**Short exercise:** Leaving out all pictures, please print only the lines from the one containing "Generate a Python" through the one containing "y_ticks = [0.0, 0.5, 1.0, 1.5, 2.0, 2.5, 3.0]".

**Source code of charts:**
>> begin

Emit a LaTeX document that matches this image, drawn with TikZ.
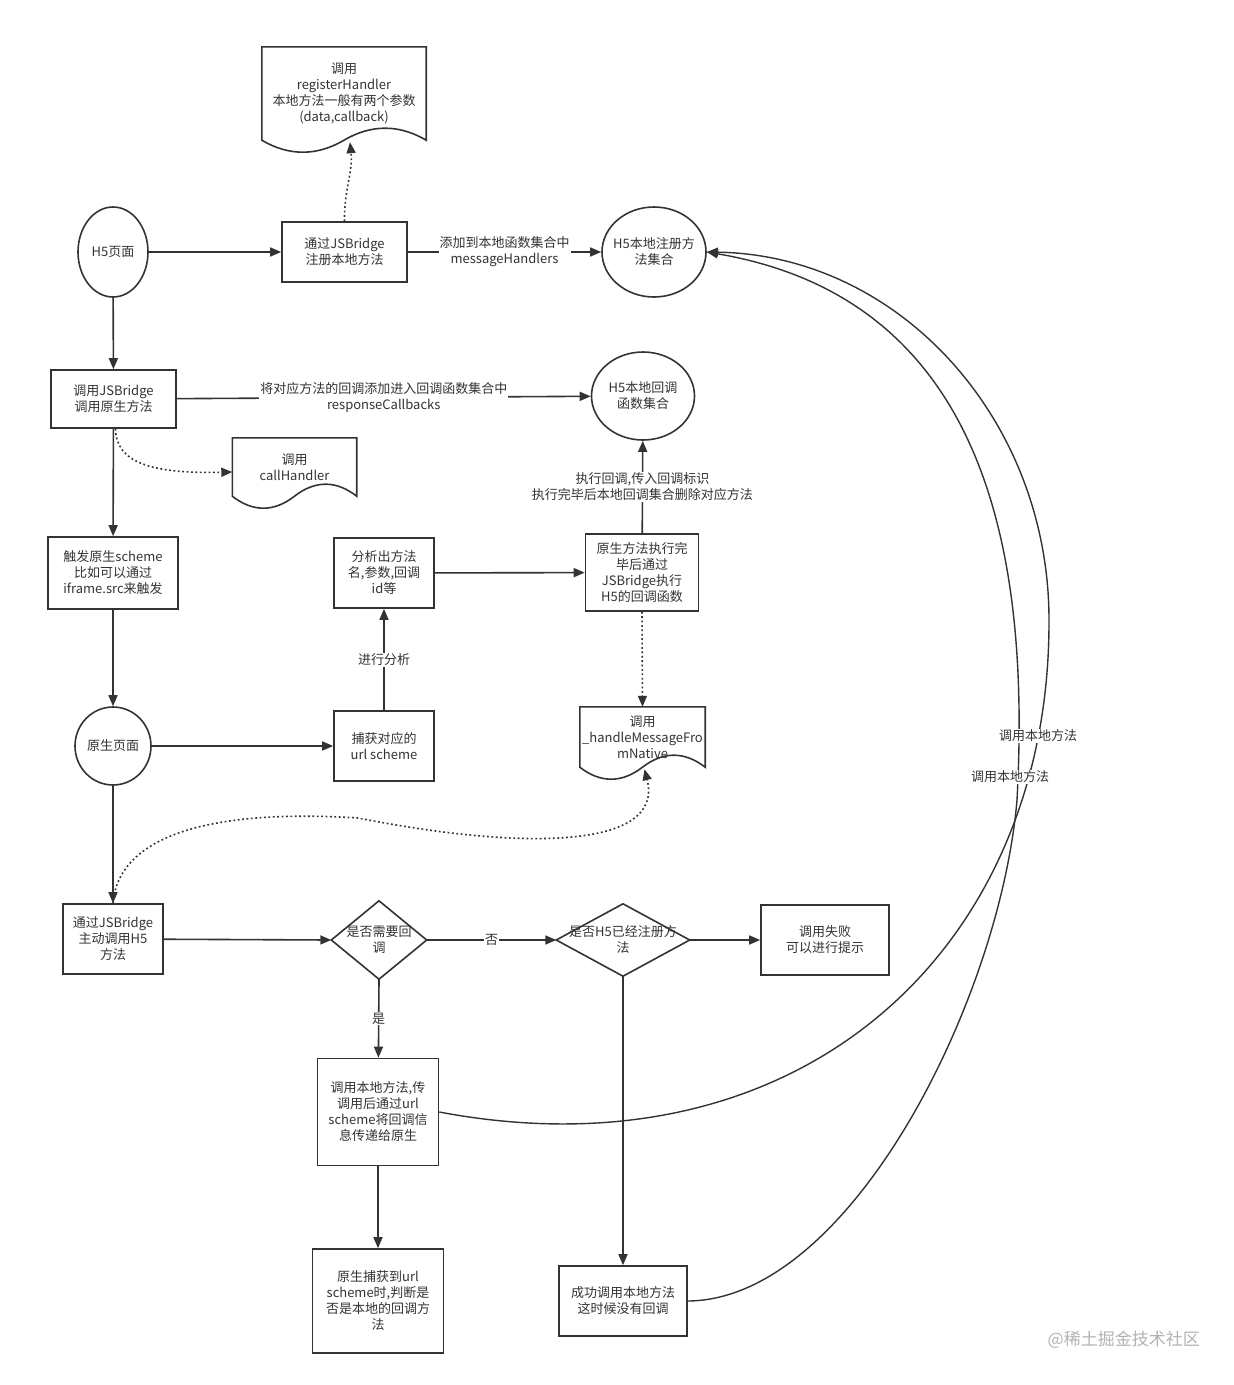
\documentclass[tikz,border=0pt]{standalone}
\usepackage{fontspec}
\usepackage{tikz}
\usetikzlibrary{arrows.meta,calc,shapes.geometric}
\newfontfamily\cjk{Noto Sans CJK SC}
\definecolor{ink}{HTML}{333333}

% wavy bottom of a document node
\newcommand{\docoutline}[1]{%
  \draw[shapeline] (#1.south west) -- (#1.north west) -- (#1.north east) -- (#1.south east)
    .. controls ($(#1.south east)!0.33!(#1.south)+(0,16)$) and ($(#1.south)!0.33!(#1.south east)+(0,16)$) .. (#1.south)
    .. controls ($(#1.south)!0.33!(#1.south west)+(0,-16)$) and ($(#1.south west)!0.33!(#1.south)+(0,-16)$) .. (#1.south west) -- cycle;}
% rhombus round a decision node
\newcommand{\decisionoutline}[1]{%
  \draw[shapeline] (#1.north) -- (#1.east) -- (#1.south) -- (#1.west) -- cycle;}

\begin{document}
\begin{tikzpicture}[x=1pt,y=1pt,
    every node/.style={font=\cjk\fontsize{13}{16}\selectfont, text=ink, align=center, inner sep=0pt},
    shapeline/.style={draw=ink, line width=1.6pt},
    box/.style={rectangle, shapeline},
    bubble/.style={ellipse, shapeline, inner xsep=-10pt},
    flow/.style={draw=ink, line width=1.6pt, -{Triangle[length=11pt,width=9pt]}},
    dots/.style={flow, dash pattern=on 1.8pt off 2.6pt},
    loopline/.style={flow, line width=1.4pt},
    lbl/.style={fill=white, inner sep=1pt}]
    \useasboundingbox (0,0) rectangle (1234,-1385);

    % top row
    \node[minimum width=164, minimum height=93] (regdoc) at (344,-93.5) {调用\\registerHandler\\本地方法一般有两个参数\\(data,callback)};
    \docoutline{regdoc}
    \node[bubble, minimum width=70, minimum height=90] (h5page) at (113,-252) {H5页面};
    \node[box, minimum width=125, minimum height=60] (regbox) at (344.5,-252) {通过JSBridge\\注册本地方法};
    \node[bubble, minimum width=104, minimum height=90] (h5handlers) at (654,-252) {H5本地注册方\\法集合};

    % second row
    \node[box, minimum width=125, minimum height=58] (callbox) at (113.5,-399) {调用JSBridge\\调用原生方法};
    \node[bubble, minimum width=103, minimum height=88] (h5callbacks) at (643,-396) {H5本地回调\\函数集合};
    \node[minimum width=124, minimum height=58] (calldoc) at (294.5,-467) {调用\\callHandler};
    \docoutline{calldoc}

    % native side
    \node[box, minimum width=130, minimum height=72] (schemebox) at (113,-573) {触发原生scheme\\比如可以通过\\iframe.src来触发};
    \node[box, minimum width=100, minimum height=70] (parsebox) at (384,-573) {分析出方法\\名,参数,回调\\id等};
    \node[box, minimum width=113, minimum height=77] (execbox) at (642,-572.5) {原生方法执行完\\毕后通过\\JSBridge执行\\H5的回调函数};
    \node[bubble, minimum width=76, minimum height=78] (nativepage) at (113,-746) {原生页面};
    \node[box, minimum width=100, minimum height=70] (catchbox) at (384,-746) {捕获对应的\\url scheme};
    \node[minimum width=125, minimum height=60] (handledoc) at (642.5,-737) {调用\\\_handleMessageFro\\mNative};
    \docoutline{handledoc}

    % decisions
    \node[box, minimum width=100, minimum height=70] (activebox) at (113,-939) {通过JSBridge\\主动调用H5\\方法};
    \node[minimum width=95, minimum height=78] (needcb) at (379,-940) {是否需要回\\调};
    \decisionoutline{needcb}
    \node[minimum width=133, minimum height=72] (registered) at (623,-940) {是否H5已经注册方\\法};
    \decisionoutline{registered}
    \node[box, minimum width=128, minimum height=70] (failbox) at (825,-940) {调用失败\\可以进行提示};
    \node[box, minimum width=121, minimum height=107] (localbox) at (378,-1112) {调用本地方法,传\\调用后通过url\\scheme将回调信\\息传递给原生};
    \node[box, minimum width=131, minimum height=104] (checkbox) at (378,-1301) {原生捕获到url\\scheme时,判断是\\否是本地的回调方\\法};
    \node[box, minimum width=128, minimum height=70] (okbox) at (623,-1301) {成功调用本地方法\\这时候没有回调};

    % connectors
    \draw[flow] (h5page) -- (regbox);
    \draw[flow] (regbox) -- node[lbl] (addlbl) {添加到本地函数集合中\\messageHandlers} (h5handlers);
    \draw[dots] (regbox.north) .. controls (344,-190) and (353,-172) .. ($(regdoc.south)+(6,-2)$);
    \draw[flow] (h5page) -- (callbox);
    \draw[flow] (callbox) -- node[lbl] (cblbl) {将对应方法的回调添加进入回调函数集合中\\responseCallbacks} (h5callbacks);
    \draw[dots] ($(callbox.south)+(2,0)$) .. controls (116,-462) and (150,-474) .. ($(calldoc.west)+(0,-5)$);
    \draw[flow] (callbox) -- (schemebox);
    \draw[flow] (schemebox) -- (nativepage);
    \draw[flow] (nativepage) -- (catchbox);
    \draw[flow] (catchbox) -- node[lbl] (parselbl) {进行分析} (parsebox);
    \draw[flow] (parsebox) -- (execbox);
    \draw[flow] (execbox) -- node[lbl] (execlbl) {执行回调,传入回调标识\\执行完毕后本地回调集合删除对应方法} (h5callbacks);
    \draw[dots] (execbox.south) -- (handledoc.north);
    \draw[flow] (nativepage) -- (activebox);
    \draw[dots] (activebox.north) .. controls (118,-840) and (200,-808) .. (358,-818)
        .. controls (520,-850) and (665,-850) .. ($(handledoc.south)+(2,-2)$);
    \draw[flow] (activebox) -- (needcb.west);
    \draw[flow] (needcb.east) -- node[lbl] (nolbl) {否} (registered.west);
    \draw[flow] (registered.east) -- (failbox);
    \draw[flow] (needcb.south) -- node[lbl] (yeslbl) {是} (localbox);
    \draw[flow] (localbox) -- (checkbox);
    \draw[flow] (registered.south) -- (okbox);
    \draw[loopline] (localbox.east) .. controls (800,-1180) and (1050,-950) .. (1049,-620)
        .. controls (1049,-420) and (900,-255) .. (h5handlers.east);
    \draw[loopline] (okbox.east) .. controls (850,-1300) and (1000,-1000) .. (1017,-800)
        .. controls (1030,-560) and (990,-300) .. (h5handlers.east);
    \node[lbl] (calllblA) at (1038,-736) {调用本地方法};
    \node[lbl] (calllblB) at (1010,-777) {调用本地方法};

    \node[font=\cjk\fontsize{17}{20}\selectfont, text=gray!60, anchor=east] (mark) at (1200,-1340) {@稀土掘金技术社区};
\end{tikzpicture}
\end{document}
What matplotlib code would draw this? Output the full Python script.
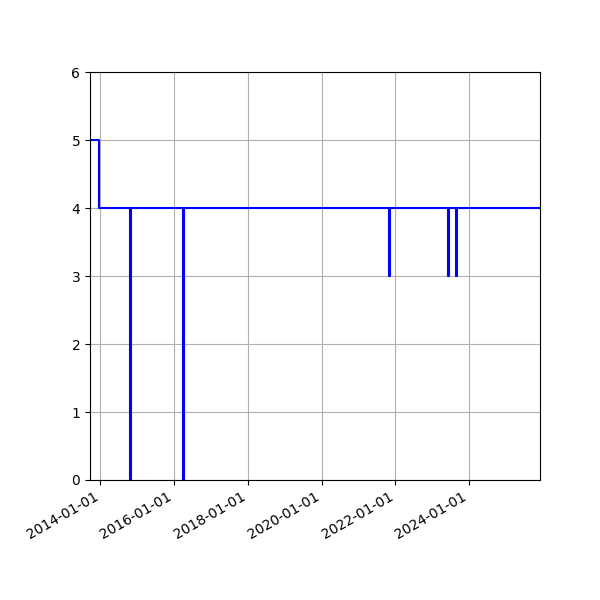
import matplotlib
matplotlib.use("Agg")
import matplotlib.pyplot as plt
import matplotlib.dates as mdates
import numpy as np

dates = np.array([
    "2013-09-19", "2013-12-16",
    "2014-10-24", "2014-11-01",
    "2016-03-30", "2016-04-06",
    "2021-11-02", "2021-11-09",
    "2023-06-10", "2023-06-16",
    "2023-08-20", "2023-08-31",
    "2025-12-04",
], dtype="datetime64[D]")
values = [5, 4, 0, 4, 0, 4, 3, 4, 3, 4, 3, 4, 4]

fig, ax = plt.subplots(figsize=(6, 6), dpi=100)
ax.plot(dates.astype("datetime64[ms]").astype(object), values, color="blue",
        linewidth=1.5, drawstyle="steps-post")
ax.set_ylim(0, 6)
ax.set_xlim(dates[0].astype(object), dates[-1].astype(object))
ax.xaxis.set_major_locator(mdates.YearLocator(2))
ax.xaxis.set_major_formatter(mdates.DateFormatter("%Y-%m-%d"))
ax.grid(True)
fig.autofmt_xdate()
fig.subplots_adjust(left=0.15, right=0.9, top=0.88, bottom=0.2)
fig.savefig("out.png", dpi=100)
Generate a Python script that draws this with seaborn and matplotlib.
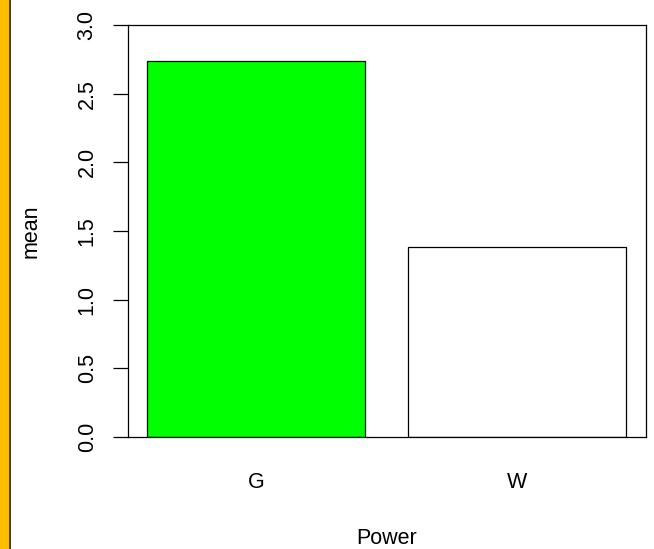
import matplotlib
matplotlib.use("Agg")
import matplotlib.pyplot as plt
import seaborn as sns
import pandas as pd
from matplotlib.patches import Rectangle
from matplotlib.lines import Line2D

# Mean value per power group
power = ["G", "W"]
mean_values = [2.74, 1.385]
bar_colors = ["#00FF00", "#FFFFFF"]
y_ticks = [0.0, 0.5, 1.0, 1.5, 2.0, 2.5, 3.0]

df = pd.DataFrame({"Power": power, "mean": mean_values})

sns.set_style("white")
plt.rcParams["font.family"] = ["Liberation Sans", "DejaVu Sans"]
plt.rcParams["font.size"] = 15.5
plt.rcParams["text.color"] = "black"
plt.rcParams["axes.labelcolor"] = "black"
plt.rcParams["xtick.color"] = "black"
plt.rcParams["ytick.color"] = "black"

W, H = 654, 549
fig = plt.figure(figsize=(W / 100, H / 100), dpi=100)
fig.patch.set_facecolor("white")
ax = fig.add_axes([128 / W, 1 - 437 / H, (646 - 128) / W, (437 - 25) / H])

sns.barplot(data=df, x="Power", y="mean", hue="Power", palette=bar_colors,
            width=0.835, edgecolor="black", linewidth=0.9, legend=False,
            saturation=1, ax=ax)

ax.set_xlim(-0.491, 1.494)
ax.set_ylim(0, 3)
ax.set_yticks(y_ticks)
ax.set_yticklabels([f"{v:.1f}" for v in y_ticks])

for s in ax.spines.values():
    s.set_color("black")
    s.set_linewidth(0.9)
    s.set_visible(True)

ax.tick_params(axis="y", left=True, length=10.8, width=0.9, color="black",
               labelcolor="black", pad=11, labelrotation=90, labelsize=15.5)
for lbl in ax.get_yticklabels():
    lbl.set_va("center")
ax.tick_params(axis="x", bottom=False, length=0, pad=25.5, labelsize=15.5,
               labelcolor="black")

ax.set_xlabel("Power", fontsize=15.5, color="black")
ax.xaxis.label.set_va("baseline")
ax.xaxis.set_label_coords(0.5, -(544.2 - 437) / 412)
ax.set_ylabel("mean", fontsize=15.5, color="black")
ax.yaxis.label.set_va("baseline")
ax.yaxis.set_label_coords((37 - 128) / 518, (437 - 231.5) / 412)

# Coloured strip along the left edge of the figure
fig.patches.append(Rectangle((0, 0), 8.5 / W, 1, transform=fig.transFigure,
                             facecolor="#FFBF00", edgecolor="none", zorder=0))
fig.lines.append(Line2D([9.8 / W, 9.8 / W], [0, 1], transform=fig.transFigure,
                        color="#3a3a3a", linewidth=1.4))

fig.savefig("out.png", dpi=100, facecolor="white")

>> end

**Full response:**
Generate a Python script that draws this with seaborn and matplotlib.
import matplotlib
matplotlib.use("Agg")
import matplotlib.pyplot as plt
import seaborn as sns
import pandas as pd
from matplotlib.patches import Rectangle
from matplotlib.lines import Line2D

# Mean value per power group
power = ["G", "W"]
mean_values = [2.74, 1.385]
bar_colors = ["#00FF00", "#FFFFFF"]
y_ticks = [0.0, 0.5, 1.0, 1.5, 2.0, 2.5, 3.0]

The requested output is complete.